Supreme Court Justice Ketanji Brown Jackson wants race to be the decisive factor in how states are allowed to draw their congressional lines. The bigoted statements of the Democratic now-former president of the Los Angeles City Council, Nury Martinez, demonstrate exactly how Jackson’s jurisprudence will play out if the court finds Alabama’s congressional map in violation of the Voting Rights Act.
DISGRACED LOS ANGELES CITY COUNCIL MEMBERS IN RACIST TAPE NEED TO QUIT, LEADER SAYS
Alabama has had seven congressional seats for decades, and one of them (the one that includes Birmingham) has always had a black majority. The lines on the congressional map have changed very little over the years, but now Democrats are suing Alabama in federal court, demanding a new map that creatively connects black neighborhoods on the Gulf Coast with black neighborhoods near northwest Georgia to create a second black-majority congressional district.
Not all Democrats are so eager to be separated from their regional brethren. State Rep. Adline Clarke, a Democrat from Mobile, Alabama, said in 2021: “I consider Mobile and Baldwin counties one political subdivision and would prefer that these two Gulf Coast counties remain in the same congressional district because government, business, and industry in the two counties work well together, with our congressman, for the common good of the two counties.”
This makes total sense. Counties from the same region have similar needs from the federal government, and they benefit from having a representative devoted to those needs.
Jackson, however, believes race should trump all other interests. Signaling her support for the plaintiffs challenging Alabama’s current congressional map, she pushed back against arguments that race should not be a factor in drawing congressional lines.

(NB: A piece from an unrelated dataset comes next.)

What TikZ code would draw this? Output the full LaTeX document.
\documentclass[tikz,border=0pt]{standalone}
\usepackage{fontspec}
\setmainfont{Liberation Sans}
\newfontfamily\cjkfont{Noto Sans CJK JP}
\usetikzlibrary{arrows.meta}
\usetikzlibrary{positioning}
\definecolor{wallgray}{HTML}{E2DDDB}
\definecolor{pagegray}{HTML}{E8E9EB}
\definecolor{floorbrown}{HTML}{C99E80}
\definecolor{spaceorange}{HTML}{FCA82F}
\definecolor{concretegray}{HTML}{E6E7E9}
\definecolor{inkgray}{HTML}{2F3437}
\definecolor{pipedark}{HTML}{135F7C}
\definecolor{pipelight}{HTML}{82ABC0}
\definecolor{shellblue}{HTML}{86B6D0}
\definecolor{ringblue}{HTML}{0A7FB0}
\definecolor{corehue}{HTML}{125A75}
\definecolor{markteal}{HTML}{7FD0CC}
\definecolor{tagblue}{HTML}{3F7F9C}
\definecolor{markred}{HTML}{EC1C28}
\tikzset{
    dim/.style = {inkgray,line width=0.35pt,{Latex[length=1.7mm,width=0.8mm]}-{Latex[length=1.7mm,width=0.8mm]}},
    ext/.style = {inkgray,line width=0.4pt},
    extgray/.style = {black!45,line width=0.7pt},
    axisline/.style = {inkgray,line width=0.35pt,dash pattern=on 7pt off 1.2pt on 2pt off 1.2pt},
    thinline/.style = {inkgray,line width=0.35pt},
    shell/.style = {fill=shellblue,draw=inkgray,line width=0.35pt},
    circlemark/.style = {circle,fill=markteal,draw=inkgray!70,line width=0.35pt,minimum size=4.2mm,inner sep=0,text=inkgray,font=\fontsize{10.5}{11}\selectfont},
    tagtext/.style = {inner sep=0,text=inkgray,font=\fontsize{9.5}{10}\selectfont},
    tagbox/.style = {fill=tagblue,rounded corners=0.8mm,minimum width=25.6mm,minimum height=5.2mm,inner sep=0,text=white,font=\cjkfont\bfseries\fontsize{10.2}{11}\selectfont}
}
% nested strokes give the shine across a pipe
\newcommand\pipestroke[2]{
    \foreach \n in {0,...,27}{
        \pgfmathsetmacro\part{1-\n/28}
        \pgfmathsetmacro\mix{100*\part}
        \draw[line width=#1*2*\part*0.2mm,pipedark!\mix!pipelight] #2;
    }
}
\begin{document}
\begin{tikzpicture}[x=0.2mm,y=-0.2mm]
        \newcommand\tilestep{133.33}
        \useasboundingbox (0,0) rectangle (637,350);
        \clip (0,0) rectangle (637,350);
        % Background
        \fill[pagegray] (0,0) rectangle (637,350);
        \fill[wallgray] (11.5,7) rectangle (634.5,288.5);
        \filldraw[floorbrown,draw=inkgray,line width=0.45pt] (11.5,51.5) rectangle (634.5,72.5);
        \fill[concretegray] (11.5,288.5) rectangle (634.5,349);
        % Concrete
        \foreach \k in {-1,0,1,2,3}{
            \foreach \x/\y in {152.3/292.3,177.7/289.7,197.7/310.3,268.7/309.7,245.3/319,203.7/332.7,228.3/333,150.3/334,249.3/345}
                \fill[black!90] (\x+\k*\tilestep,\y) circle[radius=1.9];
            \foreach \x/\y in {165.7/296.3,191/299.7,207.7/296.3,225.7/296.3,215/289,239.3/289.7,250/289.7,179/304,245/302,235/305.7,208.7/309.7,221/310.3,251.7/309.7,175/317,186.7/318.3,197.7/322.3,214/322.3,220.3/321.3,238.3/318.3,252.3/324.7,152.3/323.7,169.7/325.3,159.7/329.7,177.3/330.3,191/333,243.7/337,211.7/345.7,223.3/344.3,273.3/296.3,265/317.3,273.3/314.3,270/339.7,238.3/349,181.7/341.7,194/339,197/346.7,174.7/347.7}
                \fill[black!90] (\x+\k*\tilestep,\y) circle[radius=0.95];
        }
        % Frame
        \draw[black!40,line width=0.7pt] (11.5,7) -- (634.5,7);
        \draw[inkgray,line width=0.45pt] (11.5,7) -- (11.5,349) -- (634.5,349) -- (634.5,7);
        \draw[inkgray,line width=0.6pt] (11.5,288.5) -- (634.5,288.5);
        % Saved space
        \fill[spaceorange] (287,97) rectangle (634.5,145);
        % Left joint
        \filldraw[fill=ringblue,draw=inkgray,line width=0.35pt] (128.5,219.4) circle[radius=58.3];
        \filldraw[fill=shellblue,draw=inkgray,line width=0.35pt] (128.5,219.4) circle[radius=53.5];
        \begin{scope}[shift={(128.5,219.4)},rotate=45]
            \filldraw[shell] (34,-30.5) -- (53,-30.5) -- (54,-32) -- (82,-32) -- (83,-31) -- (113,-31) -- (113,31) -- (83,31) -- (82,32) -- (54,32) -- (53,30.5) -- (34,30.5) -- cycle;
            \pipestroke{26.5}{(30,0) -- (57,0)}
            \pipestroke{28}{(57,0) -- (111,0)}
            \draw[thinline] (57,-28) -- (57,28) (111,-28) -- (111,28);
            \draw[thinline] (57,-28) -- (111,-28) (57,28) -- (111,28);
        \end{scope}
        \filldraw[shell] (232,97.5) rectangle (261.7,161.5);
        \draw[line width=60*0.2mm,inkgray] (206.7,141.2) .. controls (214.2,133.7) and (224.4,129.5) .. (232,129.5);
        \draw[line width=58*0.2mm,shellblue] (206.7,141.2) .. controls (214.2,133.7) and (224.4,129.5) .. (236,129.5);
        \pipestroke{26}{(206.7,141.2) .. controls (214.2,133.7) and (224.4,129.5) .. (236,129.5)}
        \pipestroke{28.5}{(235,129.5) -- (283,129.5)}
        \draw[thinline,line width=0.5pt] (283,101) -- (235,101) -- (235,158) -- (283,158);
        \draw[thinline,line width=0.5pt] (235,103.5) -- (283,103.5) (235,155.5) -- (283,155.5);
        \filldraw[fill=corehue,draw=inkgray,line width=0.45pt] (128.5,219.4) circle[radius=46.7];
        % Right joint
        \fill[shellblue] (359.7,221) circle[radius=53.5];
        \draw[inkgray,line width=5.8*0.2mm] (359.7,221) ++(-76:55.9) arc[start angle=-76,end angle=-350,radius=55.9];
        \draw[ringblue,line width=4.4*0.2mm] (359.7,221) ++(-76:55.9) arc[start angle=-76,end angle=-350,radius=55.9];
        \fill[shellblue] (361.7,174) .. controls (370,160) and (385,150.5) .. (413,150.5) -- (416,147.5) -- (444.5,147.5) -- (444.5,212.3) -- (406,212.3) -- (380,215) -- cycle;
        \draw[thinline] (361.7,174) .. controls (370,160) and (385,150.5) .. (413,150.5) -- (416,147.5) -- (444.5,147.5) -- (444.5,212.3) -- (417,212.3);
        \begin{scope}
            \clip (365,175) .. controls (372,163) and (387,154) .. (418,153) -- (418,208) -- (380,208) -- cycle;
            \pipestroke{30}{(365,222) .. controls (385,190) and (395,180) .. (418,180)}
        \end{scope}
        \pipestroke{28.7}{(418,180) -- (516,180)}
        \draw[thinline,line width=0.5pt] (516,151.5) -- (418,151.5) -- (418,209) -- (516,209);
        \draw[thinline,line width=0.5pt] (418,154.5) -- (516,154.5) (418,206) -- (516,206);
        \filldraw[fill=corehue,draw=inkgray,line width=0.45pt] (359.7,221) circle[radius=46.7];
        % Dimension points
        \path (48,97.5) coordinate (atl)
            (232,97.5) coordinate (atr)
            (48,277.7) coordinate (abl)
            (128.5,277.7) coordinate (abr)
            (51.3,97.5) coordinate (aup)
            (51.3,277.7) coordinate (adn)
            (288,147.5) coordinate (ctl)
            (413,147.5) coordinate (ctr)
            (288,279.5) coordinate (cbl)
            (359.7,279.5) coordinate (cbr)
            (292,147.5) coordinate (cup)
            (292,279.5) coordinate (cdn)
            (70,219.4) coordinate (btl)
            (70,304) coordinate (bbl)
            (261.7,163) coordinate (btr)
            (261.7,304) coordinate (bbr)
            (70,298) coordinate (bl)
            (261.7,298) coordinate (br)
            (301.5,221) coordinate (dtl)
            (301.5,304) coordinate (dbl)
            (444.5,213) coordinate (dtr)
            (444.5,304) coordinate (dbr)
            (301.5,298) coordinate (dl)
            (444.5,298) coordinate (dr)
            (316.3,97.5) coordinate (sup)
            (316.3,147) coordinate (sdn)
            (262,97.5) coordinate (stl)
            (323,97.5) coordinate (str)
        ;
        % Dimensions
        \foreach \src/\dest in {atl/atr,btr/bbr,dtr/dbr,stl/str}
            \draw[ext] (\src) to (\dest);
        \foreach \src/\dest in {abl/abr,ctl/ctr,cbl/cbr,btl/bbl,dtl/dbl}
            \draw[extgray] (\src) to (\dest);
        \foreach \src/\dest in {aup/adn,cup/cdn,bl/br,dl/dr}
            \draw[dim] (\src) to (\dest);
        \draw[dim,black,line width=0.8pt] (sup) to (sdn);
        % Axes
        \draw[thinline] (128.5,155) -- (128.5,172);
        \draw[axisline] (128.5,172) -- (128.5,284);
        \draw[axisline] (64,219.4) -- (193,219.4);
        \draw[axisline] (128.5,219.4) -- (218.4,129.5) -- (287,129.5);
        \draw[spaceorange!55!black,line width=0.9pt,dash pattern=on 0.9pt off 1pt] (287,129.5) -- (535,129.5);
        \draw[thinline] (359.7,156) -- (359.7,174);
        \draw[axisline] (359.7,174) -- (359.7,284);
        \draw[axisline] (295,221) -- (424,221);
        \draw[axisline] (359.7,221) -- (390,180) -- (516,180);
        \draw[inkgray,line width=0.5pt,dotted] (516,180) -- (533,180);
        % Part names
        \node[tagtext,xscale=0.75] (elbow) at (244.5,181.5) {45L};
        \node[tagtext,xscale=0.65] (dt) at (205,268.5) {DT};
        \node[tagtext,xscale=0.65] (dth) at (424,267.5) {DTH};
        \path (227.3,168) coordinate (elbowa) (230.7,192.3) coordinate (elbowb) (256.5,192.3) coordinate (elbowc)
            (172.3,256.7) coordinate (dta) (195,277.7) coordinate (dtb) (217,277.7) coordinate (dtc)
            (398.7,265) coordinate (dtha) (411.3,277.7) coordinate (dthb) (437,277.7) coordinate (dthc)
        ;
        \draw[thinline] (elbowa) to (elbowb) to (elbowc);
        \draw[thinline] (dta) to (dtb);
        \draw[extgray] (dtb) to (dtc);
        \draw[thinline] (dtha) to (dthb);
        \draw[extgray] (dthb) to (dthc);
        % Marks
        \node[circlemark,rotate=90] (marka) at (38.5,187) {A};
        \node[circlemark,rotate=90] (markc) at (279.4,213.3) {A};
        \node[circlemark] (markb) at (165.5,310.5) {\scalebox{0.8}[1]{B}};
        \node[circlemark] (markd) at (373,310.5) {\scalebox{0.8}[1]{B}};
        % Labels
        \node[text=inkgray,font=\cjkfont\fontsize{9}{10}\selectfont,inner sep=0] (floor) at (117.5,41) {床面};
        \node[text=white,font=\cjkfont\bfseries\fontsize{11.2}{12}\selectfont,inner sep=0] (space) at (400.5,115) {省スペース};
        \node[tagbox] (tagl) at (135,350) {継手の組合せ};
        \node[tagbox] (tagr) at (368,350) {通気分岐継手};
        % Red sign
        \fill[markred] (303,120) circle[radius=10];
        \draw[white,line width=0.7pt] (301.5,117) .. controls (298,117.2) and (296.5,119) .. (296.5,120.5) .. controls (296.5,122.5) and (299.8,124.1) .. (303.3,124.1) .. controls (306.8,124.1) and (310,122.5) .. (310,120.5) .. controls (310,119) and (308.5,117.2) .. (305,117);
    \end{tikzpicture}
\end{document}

“The framers themselves adopted the Equal Protection Clause, the 14th Amendment, the 15th Amendment, in a race-conscious way,” the Supreme Court justice said. “I looked at the report that was submitted by the Joint Committee on Reconstruction, which drafted the 14th Amendment, and that report says that the entire point of the amendment was to secure rights of the freed former slaves.”
Except the manner in which the framers decided to secure the rights of freed former slaves was through “equal protection of the laws,” not through racial quotas or racial gerrymandering. The Voting Rights Act itself even reads: “Nothing in this section establishes a right to have members of a protected class elected in numbers equal to their proportion in the population.” But that is exactly what Jackson and the Democratic plaintiffs are trying to do: use the Voting Rights Act to guarantee the 27% of the population that is black in Alabama 28% of the state’s seats in the House.

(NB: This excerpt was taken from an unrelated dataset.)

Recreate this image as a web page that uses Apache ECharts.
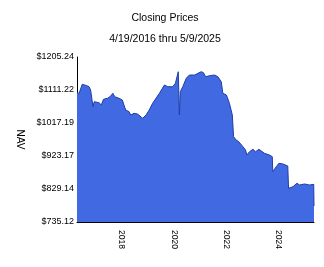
<!DOCTYPE html>
<html>
<head>
<meta charset="utf-8">
<script src="https://cdn.jsdelivr.net/npm/echarts@6/dist/echarts.min.js"></script>
<style>html,body{margin:0;padding:0;background:#fff}#c{width:324px;height:267px}</style>
</head>
<body>
<div id="c"></div>
<script>
var dates = ['2016-04-19','2016-05-18','2016-07-01','2016-08-18','2016-10-04','2016-10-26','2016-11-28',
'2016-12-15','2017-01-08','2017-02-20','2017-03-25','2017-04-23','2017-06-17','2017-07-23','2017-09-02','2017-09-27','2017-11-28',
'2018-01-11','2018-02-27','2018-04-16','2018-05-08','2018-06-24','2018-08-11','2018-09-05','2018-10-23','2018-12-09',
'2019-01-22','2019-03-10','2019-06-13','2019-08-22','2019-10-08','2019-12-16',
'2020-01-22','2020-03-02','2020-03-18','2020-03-30','2020-05-04','2020-06-21','2020-08-04','2020-10-16','2020-11-07',
'2021-01-15','2021-02-17','2021-03-18','2021-05-12','2021-07-20','2021-09-06','2021-10-23','2021-11-14',
'2022-01-03','2022-02-14','2022-03-26','2022-04-13','2022-05-19','2022-06-24','2022-07-13','2022-08-22','2022-09-27','2022-10-15','2022-11-21',
'2023-01-08','2023-02-14','2023-04-02','2023-06-18','2023-08-26','2023-10-05','2023-10-12','2023-11-29',
'2024-01-05','2024-03-01','2024-05-08','2024-05-19','2024-07-20','2024-09-13','2024-10-19','2024-12-28',
'2025-03-07','2025-05-05','2025-05-09'];
var navValues = [1103.5,1101.8,1127.4,1124.6,1120.6,1111.2,1063.6,
1078.0,1073.3,1075.0,1068.5,1084.7,1087.5,1092.1,1101.8,1092.1,1087.5,
1082.7,1054.2,1049.4,1040.0,1044.8,1042.8,1040.0,1030.6,1040.0,
1054.2,1073.3,1101.8,1125.4,1120.6,1120.6,
1130.3,1163.3,1040.0,1106.3,1120.6,1144.5,1153.9,1153.9,1158.8,
1163.3,1160.5,1149.1,1151.9,1153.9,1149.1,1134.8,1101.8,
1097.0,1073.3,1040.0,978.1,968.7,963.9,968.7,949.6,940.2,926.0,935.4,
942.2,935.4,942.2,930.8,926.0,921.2,878.4,892.7,
902.4,900.4,894.7,831.1,835.7,845.4,840.5,843.4,
840.5,842.5,780.7];
var yTicks = [735.12,829.14,923.17,1017.19,1111.22,1205.24];
var xTickYears = [2018,2020,2022,2024];
var startDate = '2016-04-19', endDate = '2025-05-09';

function ts(s){var p=s.split('-');return Date.UTC(+p[0],+p[1]-1,+p[2]);}
var chart = echarts.init(document.getElementById('c'), null, {renderer:'canvas'});
var seriesData = dates.map(function(d,i){return [ts(d), navValues[i]];});
var font = 'Liberation Sans, Arial, sans-serif';
chart.setOption({
  animation:false,
  backgroundColor:'#fff',
  title:[
    {text:'Closing Prices', left:160, top:8, textAlign:'center', textStyle:{fontFamily:font,fontSize:10.5,fontWeight:'normal',color:'#000'}},
    {text:'4/19/2016 thru 5/9/2025', left:160, top:29, textAlign:'center', textStyle:{fontFamily:font,fontSize:10.5,fontWeight:'normal',color:'#000'}}
  ],
  grid:{left:77, right:10, top:57, bottom:45, containLabel:false},
  xAxis:{
    type:'value', min:ts(startDate), max:ts(endDate),
    axisLine:{lineStyle:{color:'#000',width:1}},
    axisTick:{show:false}, splitLine:{show:false},
    axisLabel:{
      customValues: xTickYears.map(function(y){return Date.UTC(y,0,1);}),
      formatter:function(v){return String(new Date(v).getUTCFullYear());},
      rotate:-90, margin:8, fontFamily:font, fontSize:8.5, color:'#000'
    }
  },
  yAxis:{
    type:'value', min:yTicks[0], max:yTicks[yTicks.length-1],
    name:'NAV', nameLocation:'middle', nameRotate:-90, nameGap:52,
    nameTextStyle:{fontFamily:font,fontSize:10,color:'#000'},
    axisLine:{show:true,lineStyle:{color:'#000',width:1}},
    axisTick:{show:false}, splitLine:{show:false},
    axisLabel:{
      customValues: yTicks,
      formatter:function(v){return '$'+v.toFixed(2);},
      margin:3, fontFamily:font, fontSize:9, color:'#000'
    }
  },
  series:[{
    type:'line', data:seriesData, showSymbol:false, symbol:'none',
    lineStyle:{color:'#1f3ea8',width:1},
    areaStyle:{color:'#4169e1',opacity:1},
    z:1
  }]
});
</script>
</body>
</html>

Two thousand miles away from Alabama, in Los Angeles, leaked recordings of a meeting between three Los Angeles City Council members and an AFL-CIO official show what Jackson’s racial determinism sounds like in practice.

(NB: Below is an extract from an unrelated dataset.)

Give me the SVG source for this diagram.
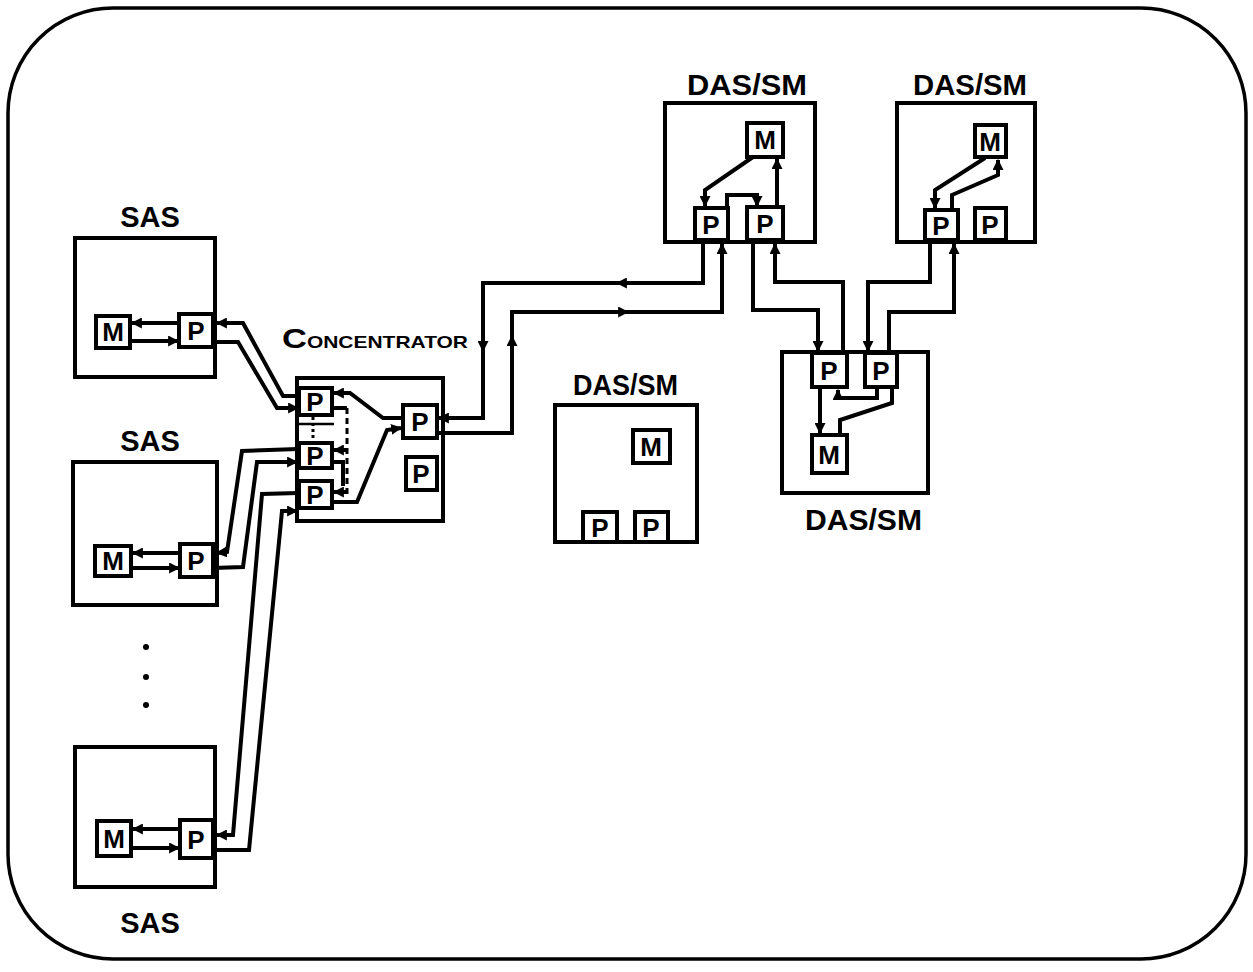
<svg xmlns="http://www.w3.org/2000/svg" width="1253" height="972" viewBox="0 0 1253 972">
<defs>
<style>
.frame{fill:none;stroke:#000;stroke-width:3.5}
.box{fill:#fff;stroke:#000;stroke-width:4}
.ln{fill:none;stroke:#000;stroke-width:4;stroke-linejoin:miter}
.ar{fill:none;stroke:#000;stroke-width:4;marker-end:url(#ah)}
.dash{fill:none;stroke:#000;stroke-width:3;stroke-dasharray:6,4}
.lbl{font-family:"Liberation Sans",Arial,sans-serif;font-weight:bold;font-size:29px;fill:#000}
.pm{font-family:"Liberation Sans",Arial,sans-serif;font-weight:bold;font-size:26px;fill:#000;text-anchor:middle}
</style>
<marker id="ah" viewBox="0 0 10 10" refX="9" refY="5" markerWidth="11" markerHeight="11" markerUnits="userSpaceOnUse" orient="auto">
<path d="M0,0 L10,5 L0,10 z" fill="#000"/>
</marker>
</defs>
<rect width="1253" height="972" fill="#fff"/>
<rect class="frame" x="8" y="8" width="1238" height="951" rx="105" ry="105"/>

<g id="connectors">
<!-- SAS1 <-> concentrator -->
<path class="ar" d="M300,396 L283,396 L243,323 L217,323"/>
<path class="ar" d="M213,342 L238,342 L277,408 L298,408"/>
<!-- SAS2 <-> concentrator -->
<path class="ar" d="M298,449 L242,451 L227,552 L217,553"/>
<path class="ar" d="M213,568 L243,567 L257,462 L297,462"/>
<!-- SAS3 <-> concentrator -->
<path class="ar" d="M298,493 L262,494 L233,835 L217,835"/>
<path class="ar" d="M213,850 L249,850 L282,511 L297,511"/>
<!-- concentrator internal -->
<path class="ar" d="M403,418 L383,418 L350,393 L334,393"/>
<path class="ar" d="M332,502 L357,502 L387,430 L401,428"/>
<path class="ln" d="M332,408 L347,408"/>
<path class="dash" d="M347,408 L347,494"/>
<path class="ar" d="M347,450 L334,450"/>
<path class="ar" d="M347,492 L334,492"/>
<path class="ln" d="M332,462 L343,462 L343,486"/>
<path class="dash" d="M313,417 L313,441" style="stroke-dasharray:3,3"/>
<!-- concentrator to DAS/SM top-left -->
<path class="ar" d="M703,241 L703,283 L483,283 L483,418 L439,418"/>
<path class="ar" d="M640,283 L617,283"/>
<path class="ar" d="M483,336 L483,351"/>
<path class="ar" d="M437,433 L512,433 L512,312 L722,312 L722,244"/>
<path class="ar" d="M512,362 L512,336"/>
<path class="ar" d="M600,312 L628,312"/>
<!-- DAS/SM top-left <-> DAS/SM bottom-right -->
<path class="ar" d="M753,241 L753,310 L818,310 L818,351"/>
<path class="ar" d="M843,353 L843,282 L775,282 L775,244"/>
<!-- DAS/SM top-right <-> DAS/SM bottom-right -->
<path class="ar" d="M930,241 L930,282 L868,282 L868,351"/>
<path class="ar" d="M889,353 L889,312 L954,312 L954,244"/>
<!-- DAS/SM top-left internal -->
<path class="ar" d="M753,157 L705,190 L705,206"/>
<path class="ar" d="M727,208 L727,195 L757,195 L757,206"/>
<path class="ar" d="M777,207 L777,159"/>
<!-- DAS/SM top-right internal -->
<path class="ar" d="M985,158 L935,190 L935,208"/>
<path class="ar" d="M952,210 L952,195 L998,175 L998,160"/>
<!-- DAS/SM bottom-right internal -->
<path class="ar" d="M820,388 L820,433"/>
<path class="ln" d="M892,388 L892,403 L840,420 L840,435"/>
<path class="ar" d="M877,388 L877,398 L838,398 L838,390"/>
<!-- SAS internal -->
<path class="ar" d="M179,323 L132,323"/>
<path class="ar" d="M130,341 L178,341"/>
<path class="ar" d="M180,553 L133,553"/>
<path class="ar" d="M131,568 L179,568"/>
<path class="ar" d="M180,829 L133,829"/>
<path class="ar" d="M131,848 L179,848"/>
</g>

<g id="sas1">
<text class="lbl" x="150" y="227" text-anchor="middle">SAS</text>
<rect class="box" x="75" y="238" width="140" height="139" style="fill:none"/>
<rect class="box" x="96" y="316" width="34" height="32"/>
<text class="pm" x="113" y="341">M</text>
<rect class="box" x="179" y="314" width="34" height="33"/>
<text class="pm" x="196" y="340">P</text>
</g>

<g id="sas2">
<text class="lbl" x="150" y="451" text-anchor="middle">SAS</text>
<rect class="box" x="73" y="462" width="144" height="143" style="fill:none"/>
<rect class="box" x="95" y="546" width="36" height="30"/>
<text class="pm" x="113" y="570">M</text>
<rect class="box" x="180" y="544" width="33" height="33"/>
<text class="pm" x="196" y="570">P</text>
</g>

<g id="dots">
<circle cx="146" cy="647" r="3"/>
<circle cx="146" cy="677" r="3"/>
<circle cx="146" cy="705" r="3"/>
</g>

<g id="sas3">
<rect class="box" x="75" y="747" width="140" height="140" style="fill:none"/>
<rect class="box" x="97" y="821" width="34" height="35"/>
<text class="pm" x="114" y="848">M</text>
<rect class="box" x="180" y="820" width="33" height="38"/>
<text class="pm" x="196" y="849">P</text>
<text class="lbl" x="150" y="933" text-anchor="middle">SAS</text>
</g>

<g id="concentrator">
<text class="lbl" x="282" y="348" textLength="186" lengthAdjust="spacingAndGlyphs"><tspan style="font-size:28px">C</tspan><tspan style="font-size:17px">ONCENTRATOR</tspan></text>
<rect class="box" x="297" y="378" width="146" height="143" style="fill:none"/>
<rect class="box" x="299" y="388" width="33" height="27"/>
<text class="pm" x="315" y="411">P</text>
<path class="ln" d="M297,424 L334,424" style="stroke-width:2.5"/>
<rect class="box" x="299" y="443" width="33" height="25"/>
<text class="pm" x="315" y="465">P</text>
<rect class="box" x="299" y="481" width="33" height="27"/>
<text class="pm" x="315" y="504">P</text>
<rect class="box" x="403" y="405" width="34" height="33"/>
<text class="pm" x="420" y="431">P</text>
<rect class="box" x="406" y="457" width="31" height="33"/>
<text class="pm" x="421" y="483">P</text>
</g>

<g id="das_sm_top_left">
<text class="lbl" x="687" y="95" textLength="120" lengthAdjust="spacingAndGlyphs">DAS/SM</text>
<rect class="box" x="665" y="103" width="150" height="139" style="fill:none"/>
<rect class="box" x="747" y="123" width="36" height="34"/>
<text class="pm" x="765" y="149">M</text>
<rect class="box" x="695" y="208" width="33" height="32"/>
<text class="pm" x="711" y="234">P</text>
<rect class="box" x="747" y="207" width="36" height="33"/>
<text class="pm" x="765" y="233">P</text>
</g>

<g id="das_sm_top_right">
<text class="lbl" x="913" y="95" textLength="114" lengthAdjust="spacingAndGlyphs">DAS/SM</text>
<rect class="box" x="897" y="103" width="138" height="139" style="fill:none"/>
<rect class="box" x="975" y="125" width="31" height="32"/>
<text class="pm" x="990" y="151">M</text>
<rect class="box" x="925" y="210" width="33" height="30"/>
<text class="pm" x="941" y="235">P</text>
<rect class="box" x="975" y="208" width="31" height="32"/>
<text class="pm" x="990" y="234">P</text>
</g>

<g id="das_sm_middle">
<text class="lbl" x="573" y="395" textLength="105" lengthAdjust="spacingAndGlyphs">DAS/SM</text>
<rect class="box" x="555" y="405" width="142" height="137" style="fill:none"/>
<rect class="box" x="633" y="430" width="37" height="33"/>
<text class="pm" x="651" y="456">M</text>
<rect class="box" x="583" y="512" width="34" height="30"/>
<text class="pm" x="600" y="537">P</text>
<rect class="box" x="635" y="512" width="33" height="30"/>
<text class="pm" x="651" y="537">P</text>
</g>

<g id="das_sm_bottom_right">
<rect class="box" x="782" y="352" width="146" height="141" style="fill:none"/>
<rect class="box" x="812" y="353" width="35" height="34"/>
<text class="pm" x="829" y="380">P</text>
<rect class="box" x="865" y="353" width="32" height="34"/>
<text class="pm" x="881" y="380">P</text>
<rect class="box" x="812" y="435" width="35" height="38"/>
<text class="pm" x="829" y="464">M</text>
<text class="lbl" x="805" y="530" textLength="117" lengthAdjust="spacingAndGlyphs">DAS/SM</text>
</g>
</svg>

“F*** that guy. … He’s with the blacks,” Martinez said of LA District Attorney George Gascon. Martinez also calls the child of Councilmember Mike Bonin “that little monkey” in Spanish, adding that Bonin is effectively the council’s “fourth black member” and “a little bitch” who would never “say peep about [in favor of] Latinos.”
The union official does not object to any of these racial remarks but does add, “I get what we have to do. Just massage to create districts that benefit you all.”
The context of this meeting is the same as the Alabama case — redistricting. Los Angeles has 15 City Council seats, three of which are held by black people, even though the black population has shrunk from 15% in 1970 to 8% today. Meanwhile, Latinos have only three council seats, even though Latinos now comprise 48% of the city’s population.
By Jackson’s own logic, the 14th Amendment demands that Latinos get at least four and maybe five more council seats. The bigoted statements coming from Martinez are just the natural result of the justice’s race-conscious jurisprudence.
Let’s hope the majority of the court goes in the opposite direction.